Page:Louis Napoléon Bonaparte - Histoire de Jules César, tome 2, Plon 1865.djvu/399

La bibliothèque libre.
Le texte de cette page a été corrigé et est conforme au fac-similé.

De plus, il a été question de dix lieutenants pour César : les uns s’opposaient absolument à ce qu’on les accordât, les autres recherchaient les précédents ; ceux-ci remettaient à un autre temps, ceux-là accordaient, sans employer des termes flatteurs. Dans cette circonstance, à la manière dont je parlai, tout le monde comprit que, en m’occupant des intérêts de la République, je faisais encore plus pour honorer César. »

Dans un autre discours, le même orateur s’écrie : « Le sénat a décerné des prières publiques à César dans la forme la plus honorable, et pour un nombre de jours encore sans exemple. Malgré l’épuisement du trésor, il a pourvu à la solde de son armée victorieuse ; il a décidé qu’on donnerait dix lieutenants au général, et que, par dérogation à la loi Sempronia, on ne lui enverrait pas de successeur. C’est moi qui ai ouvert ces avis, qui ai porté la parole ; et, plutôt que d’écouter mon ancien dissentiment avec César, je me suis prêté à ce que réclament, dans les circonstances actuelles, l’intérêt de la République et le besoin de la paix[1]. »

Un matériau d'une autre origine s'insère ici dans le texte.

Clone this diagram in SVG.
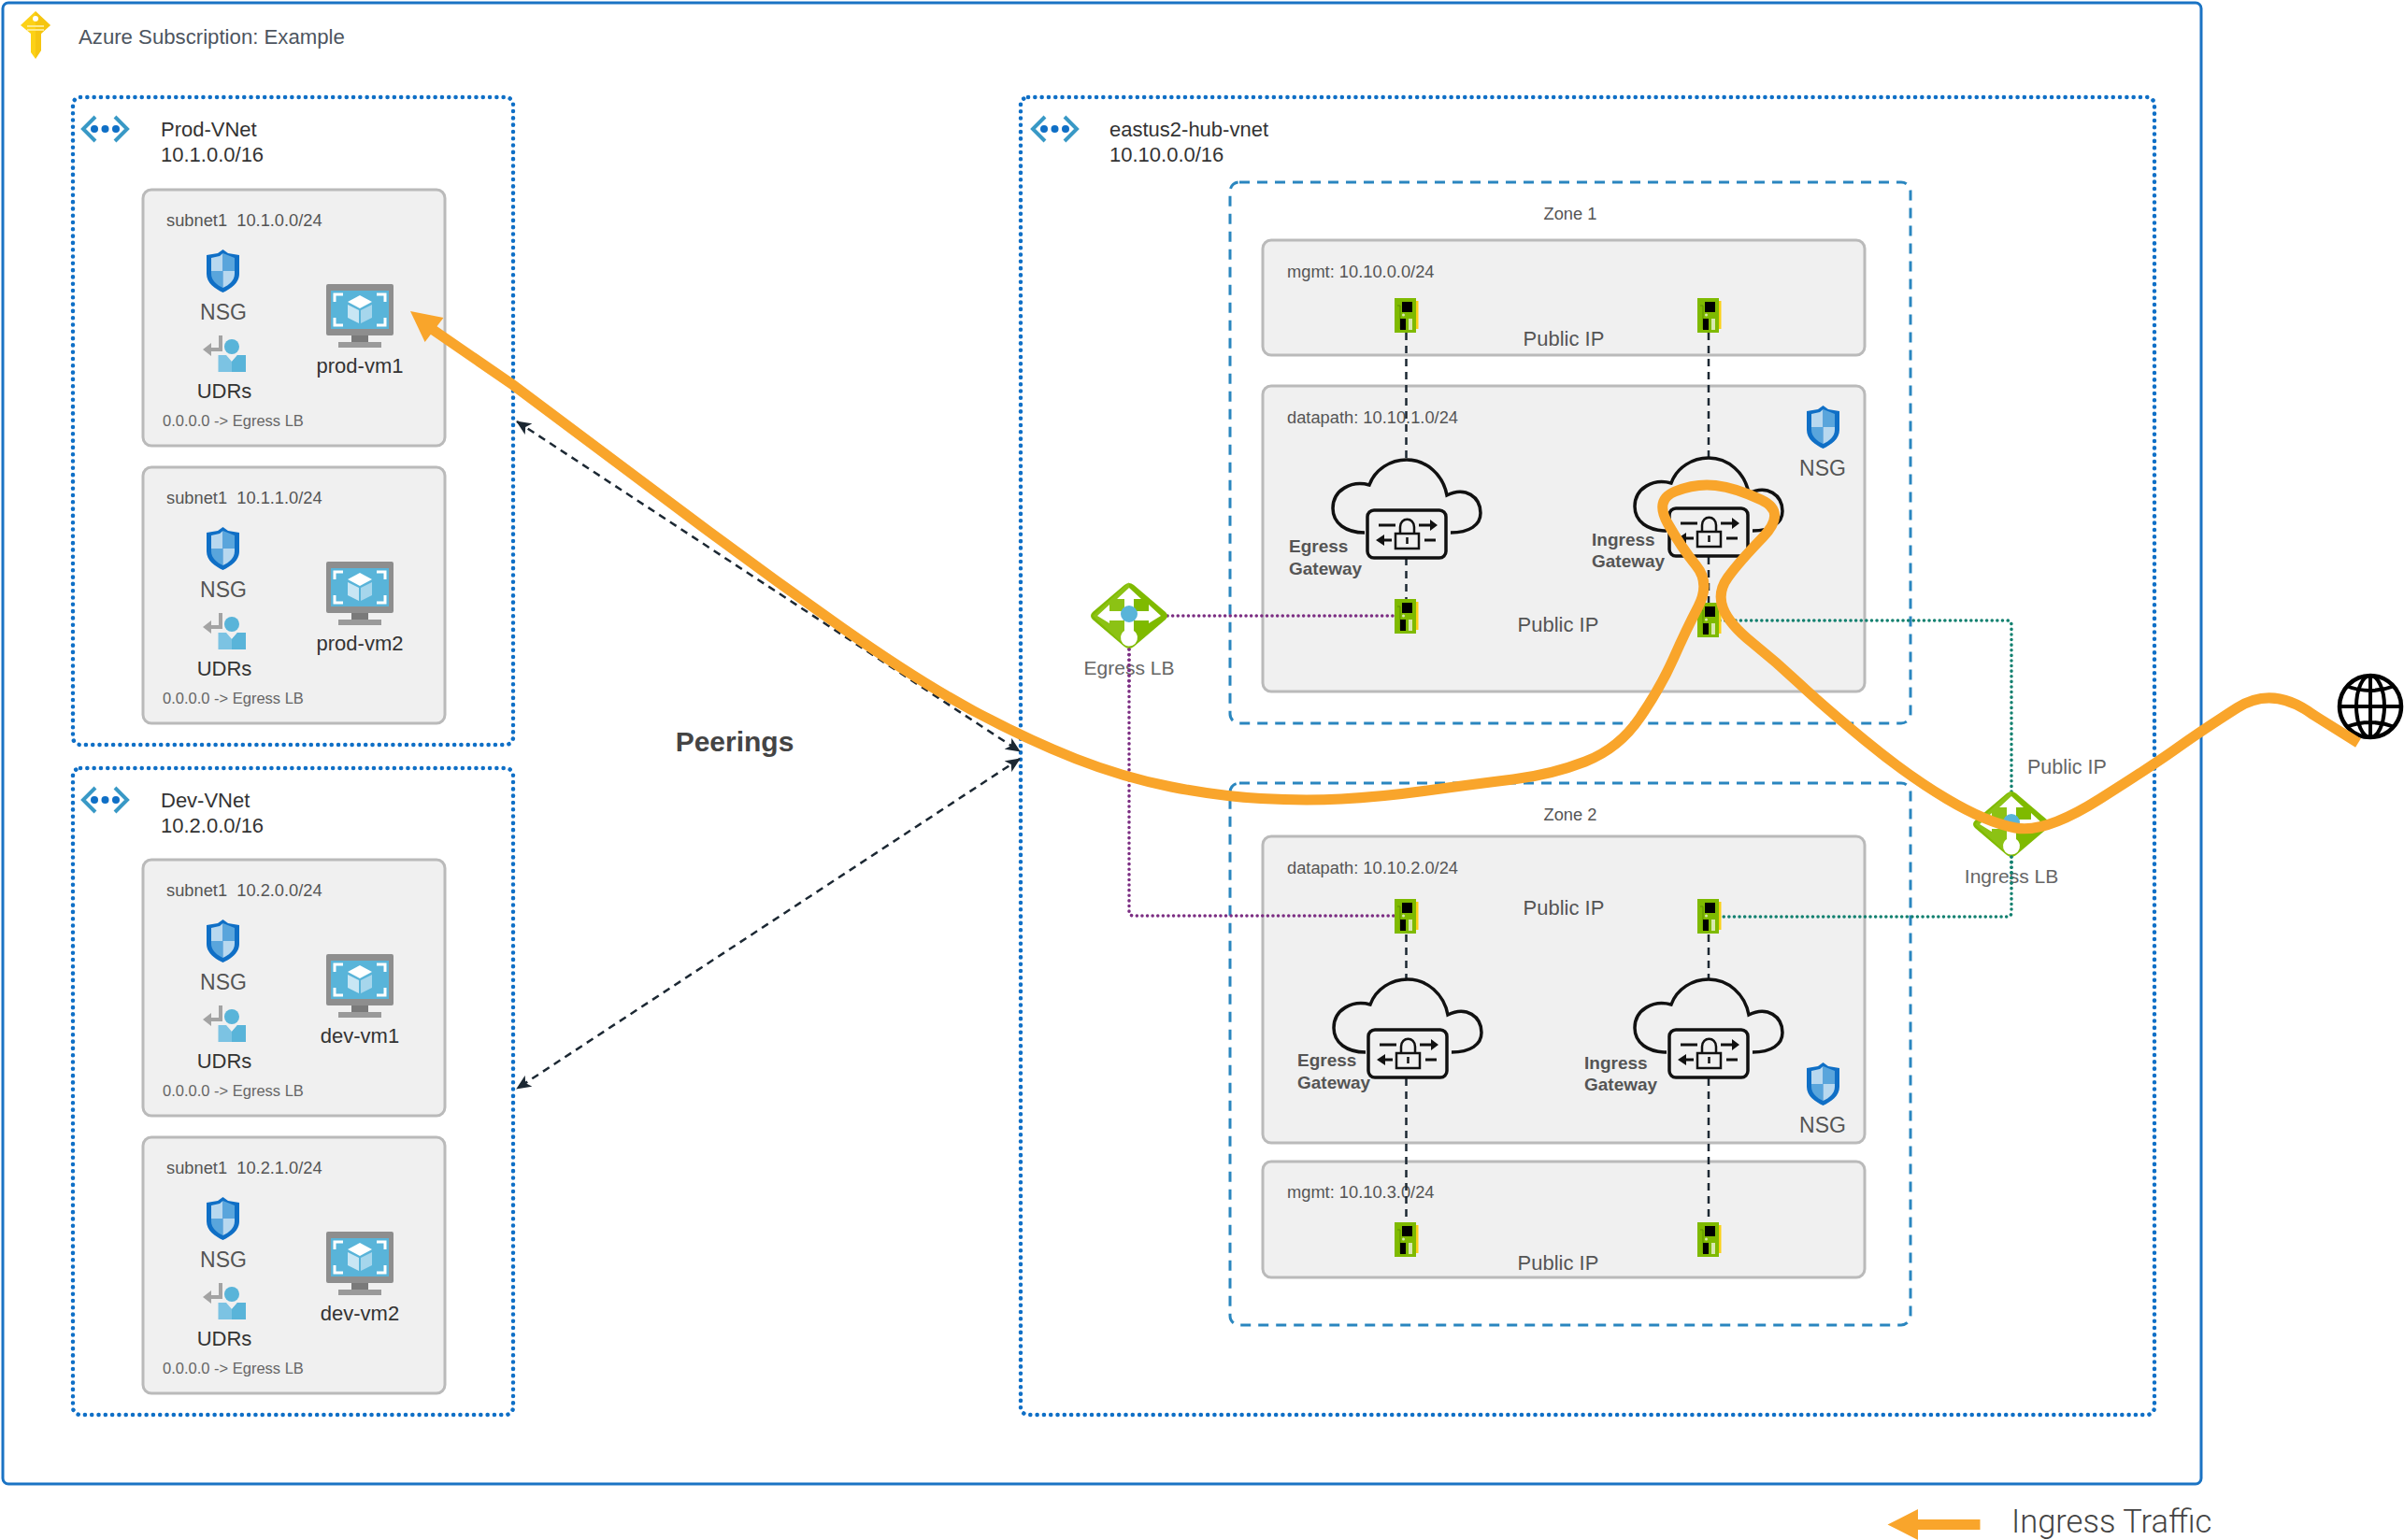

Mais si en public Cicéron s’exprimait avec tant de netteté, dans ses relations privées il ménageait encore l’opinion de ses anciens amis. C’est d’ailleurs la seule manière d’expliquer une contradiction trop choquante, même dans un caractère aussi versatile. En effet, au moment où il se vantait hautement des services qu’il avait contribué à rendre à César, il écrivait à P. Lentulus, son ami, proconsul en Cilicie : « On vient d’accorder à César des subsides et dix lieutenants, et l’on ne tient aucun compte de la loi Sempronia, qui voulait qu’on lui donnât un successeur. Mais, ce sujet est trop triste, et je ne veux pas m’y arrêter[2]. »


  1. Cicéron, Discours pour Balbus, xxvii.
  2. Cicéron, Lettres familières, I, vii.